Un’altra sentenza della Cassazione Civile, la n.29157 del 12 novembre 2024, si pronuncia su un caso di mesotelioma pleurico, causato dall’esposizione ad amianto, riconoscendo anche la responsabilità del committente.

Le sentenze di primo e secondo grado

Nel caso di un lavoratore defunto dopo aver contratto il mesotelioma pleurico, era stato accertato il nesso causale fra la malattia e l’esposizione all’amianto, che sappiamo infatti essere il principale fattore di rischio per tale patologia, fatto ormai ampiamente documentato. È importante ribadirlo, perché per lo stesso caso era stato ipotizzato che la causa della malattia non fosse interamente riconducibile all’esposizione all’asbesto, in quanto il lavoratore era fumatore.
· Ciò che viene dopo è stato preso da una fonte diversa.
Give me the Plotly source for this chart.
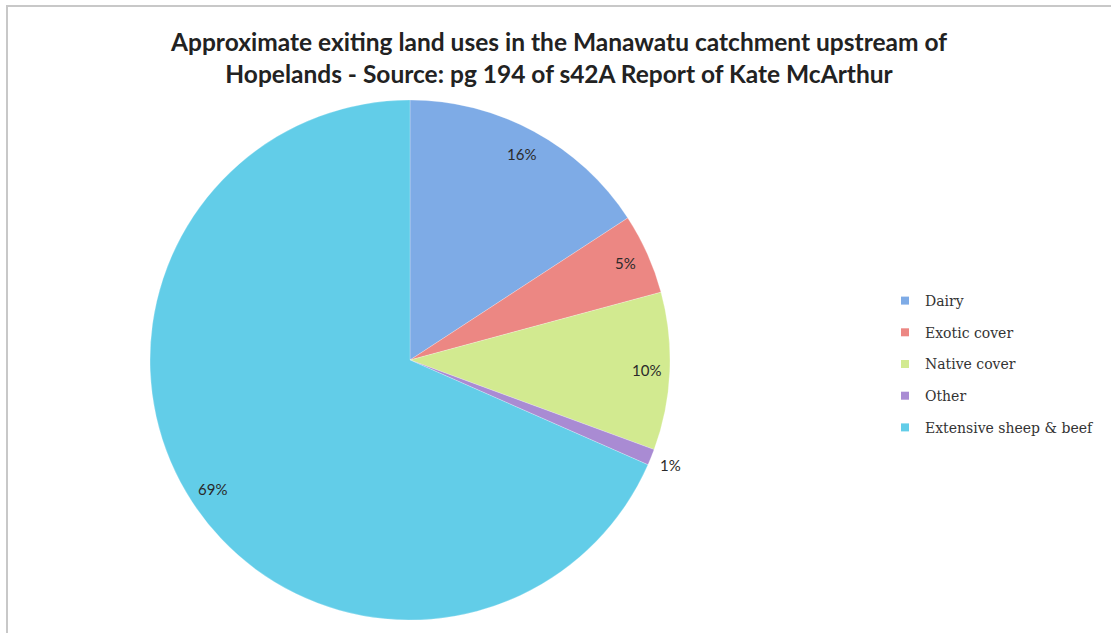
import math
import plotly.graph_objects as go

labels = ["Dairy", "Exotic cover", "Native cover", "Other", "Extensive sheep & beef"]
values = [15.8, 5.0, 9.8, 1.0, 68.4]
colors = ["#7eabe6", "#ec8783", "#d2ea90", "#a98bd3", "#62cde8"]
pct_text = ["16%", "5%", "10%", "1%", "69%"]
label_radius = [0.9, 0.91, 0.91, 1.08, 0.905]

W, H = 1111, 633
cx, cy, R = 410, 360, 260  # pie centre / radius in pixels

fig = go.Figure()
fig.add_trace(go.Pie(
    labels=labels, values=values, sort=False, direction="clockwise", rotation=0,
    marker=dict(colors=colors, line=dict(color="rgba(255,255,255,0.4)", width=0.6)),
    textinfo="none", hoverinfo="label+percent", showlegend=False,
    domain=dict(x=[(cx - R) / W, (cx + R) / W], y=[1 - (cy + R) / H, 1 - (cy - R) / H]),
))

# legend entries
for lab, col in zip(labels, colors):
    fig.add_trace(go.Scatter(x=[None], y=[None], mode="markers", name=lab,
                             marker=dict(symbol="square", size=8, color=col),
                             legendgroup=lab, showlegend=True))

# data labels at mid-angle of each slice
total = sum(values)
cum = 0.0
for v, t, rr in zip(values, pct_text, label_radius):
    mid = (cum + v / 2) / total * 2 * math.pi
    cum += v
    px = cx + rr * R * math.sin(mid)
    py = cy - rr * R * math.cos(mid)
    fig.add_annotation(x=px / W, y=1 - py / H, xref="paper", yref="paper",
                       xanchor="center", yanchor="middle",
                       text=t, showarrow=False,
                       font=dict(family="Lato, sans-serif", size=15, color="#2a2a2a"))

fig.update_layout(
    width=W, height=H, margin=dict(l=0, r=0, t=0, b=0),
    paper_bgcolor="white", plot_bgcolor="white",
    xaxis=dict(visible=False), yaxis=dict(visible=False),
    title=dict(text="<b>Approximate exiting land uses in the Manawatu catchment upstream of<br>Hopelands - Source: pg 194 of s42A Report of Kate McArthur</b>",
               x=559 / W, xanchor="center", y=1 - 51 / H, yanchor="middle",
               font=dict(family="Lato, sans-serif", size=24.5, color="#222222")),
    legend=dict(x=885 / W, y=1 - 364 / H, xanchor="left", yanchor="middle",
                font=dict(family="DejaVu Serif, serif", size=14, color="#333333"),
                tracegroupgap=10.5, bgcolor="rgba(0,0,0,0)", itemclick=False),
    shapes=[dict(type="rect", xref="paper", yref="paper",
                 x0=7 / W, x1=1.02, y0=-0.02, y1=1 - 6 / H,
                 line=dict(color="#c8c8c8", width=2), layer="below")],
)

fig.write_html("out.html", config={"displayModeBar": False},
               post_script="document.body.style.margin='0px';")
La sentenza n.29105, espressa in concomitanza con quella oggetto del presente articolo, ha confermato che il tabagismo non fu tale da interrompere il nesso causale.

Il lavoratore era dipendete di una ditta che svolgeva attività in appalto presso lo stabilimento di Taranto dell’Ilva, oggi FINTECNA.

In primo e secondo grado, i giudici avevano condannato solo la ditta di cui era dipendete il lavoratore defunto al risarcimento degli eredi, non avendo riconosciuto il diretto controllo del committente sulla ditta appaltatrice.

Gli eredi hanno poi fatto ricorso in Cassazione contro il committente, portando dimostrazioni della sua responsabilità. Ilva, infatti, possedeva l’intero capitale sociale della ditta appaltatrice. Inoltre, fra le prove documentali prodotte durante il processo, era presente il curriculum professionale del lavoratore, rilasciato dalla ditta committente

La decisione della Cassazione Civile

La Corte ritiene il riscorso fondato e riconosce la responsabilità di FINTECNA, che deteneva il controllo dell’ambiente di lavoro, sottolineando “l’obbligo del committente-datore di lavoro, in caso di affidamento dei lavori ad altre imprese, di adottare tutte le misure necessarie a tutelare l'integrità e la salute dei lavoratori, nonché di cooperare nell'attuazione degli strumenti di protezione e prevenzione dei rischi connessi sia al luogo di lavoro sia all'attività appaltata, nell'ambito dell'intero ciclo produttivo”, come ribadito anche dalla sentenza della Cassazione Civile, Sez. 6, 24 giugno 2020, n. 12465.

La Corte prosegue affermando che “sussiste l'obbligo del committente, che mantenga la disponibilità dell'ambiente di lavoro, di adottare tutte le misure necessarie a tutelare l'integrità e la salute dei lavoratori, ancorché dipendenti dell'impresa appaltatrice, consistenti nel fornire adeguata informazione ai singoli lavoratori sulle situazioni di rischio, nel predisporre quanto necessario a garantire la sicurezza degli impianti e nel cooperare con l'appaltatrice nell'attuazione degli strumenti di protezione e prevenzione dei rischi connessi sia al luogo di lavoro sia all'attività appaltata (Cass. 25 febbraio 2019, n. 5419, con richiamo di precedenti conformi in motivazione, tra i quali: Cass. n. 19494 del 2009; Cass. n. 21694 del 2011; Cass. n. 798 del 2017)”.

Conclusioni

La sentenza della Cassazione Civile riafferma la responsabilità della società committente, anche nel caso non vi sia ingerenza di questa sull’esecuzione o sull’organizzazione delle attività svolte dall’appaltatore. Considerando comunque il sostanziale controllo sull’ambiente di lavoro e sull’appaltatore, la società committente aveva pertanto l’obbligo di adottare tutte le misure necessarie a tutelare l'integrità e la salute dei lavoratori, ancorché dipendenti dell'impresa appaltatrice, incluse

  • la formazione ai lavoratori circa i rischi presenti nello stabilimento;
  • la messa in sicurezza degli impianti;
  • la collaborazione con l’appaltatore per la definizione delle misure di prevenzione e protezione contro i rischi connessi sia al luogo di lavoro sia all'attività appaltata.